European Commissioner for Agriculture Dacian Cioloş did however agree to review the threshold prices for the aid as part of the current renegotiation of the E.U.’s Common Agricultural Policy (CAP).

Representatives of olive oil producers in France, Italy, Spain and Portugal who met with Cioloş in Brussels today said he had also told them he was open to looking at other, medium and longer term steps to help the struggling sector.
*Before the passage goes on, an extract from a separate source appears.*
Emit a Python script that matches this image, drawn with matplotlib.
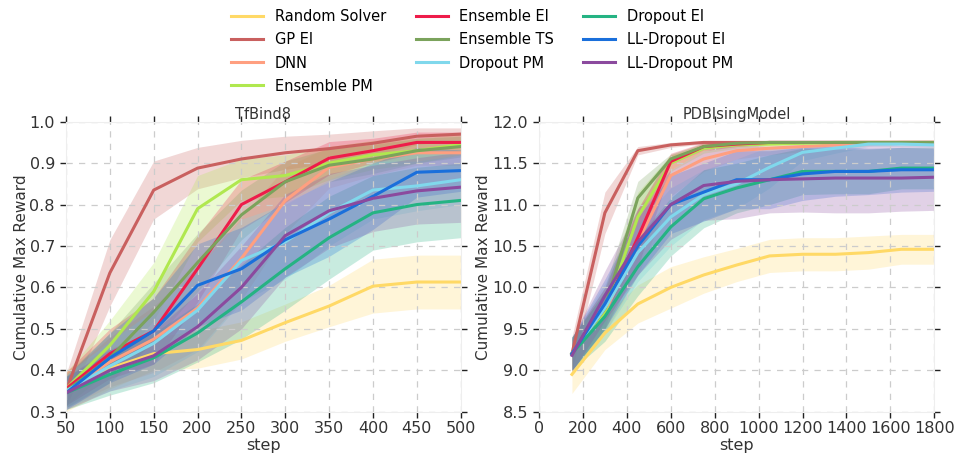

These included the possibility of measures to reduce fragmentation among producers and for increased promotion of olive oil.

Gregorio López, olive oil spokesman for Spanish agrarian organization COAG, said that the Commissioner had at least seemed receptive and willing to introduce the storage aid later, “if he saw it as necessary.”

During their meeting with Cioloş, the producer groups presented their estimate that taking 50,000 tons of olive oil off the market in Europe would cost about 1.8 million euros ($2.6 million) in E.C. storage aid yet would deliver benefits worth about 300 million euros ($428 million) to producers.

Eduardo Martín, general secretary of ASAJA, an association of young agriculturists, said that Spanish producers were currently losing 50 cents ($0.71) on every liter of EVOO they produced.